If the United States reacts to the Uzbek uprising based upon its articulated principle of supporting democracy, is it not repeating the mistakes of the Carter era, undermining an ally, and potentially paving the way for something worse?
Though there is some legitimacy to this concern, casting 2005 Uzbekistan in the role of 1979 Iran is an error. First, though Uzbekistan has been a meaningful ally in the War on Terror, Uzbekistan cannot be considered a staunch, long-term ally of the United States. Over the past several years, Uzbekistan has actively moved away from the West, towards an alliance of authoritarian states. Second, not all revolutions in Islamic countries are alike. The uprising in Uzbekistan is part of a larger international trend. The Iranian revolution was not. It inspired no imitators. No government outside of Iran has been toppled by a revolution based on the Iranian model. Uzbeks, on the other hand, have been observing a string of revolutions in countries with which they share a common history. . . .

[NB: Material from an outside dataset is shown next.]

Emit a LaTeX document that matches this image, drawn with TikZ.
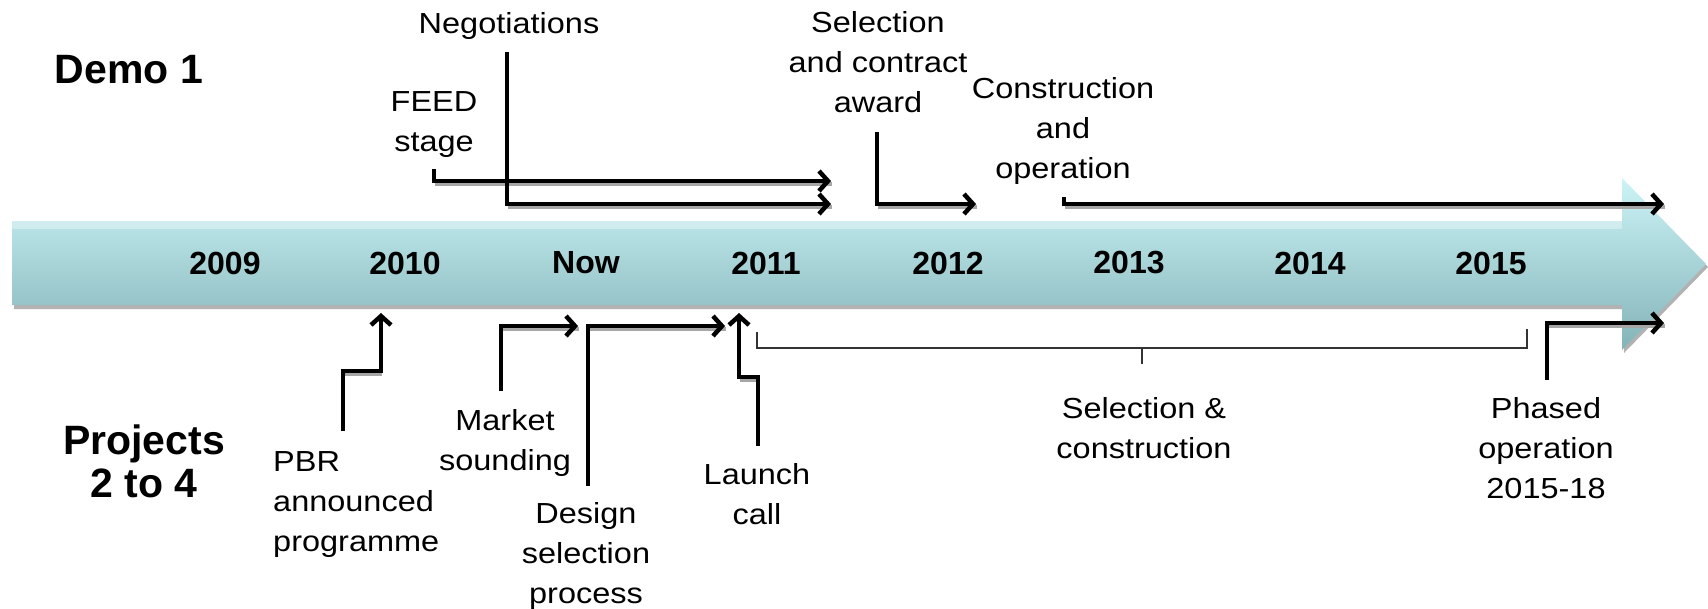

China and Russia are standing behind their Shanghai Cooperation Organization partner. The foreign ministries of both countries have expressed support for Uzbekistan's methods of maintaining order. Those who believe that the word "multilateral" automatically legitimizes any international action need to consider the situation in Uzbekistan very carefully. Uzbekistan is now the focal point of a multilateral effort of authoritarian powers trying to stop the international wave of democratization from progressing any further.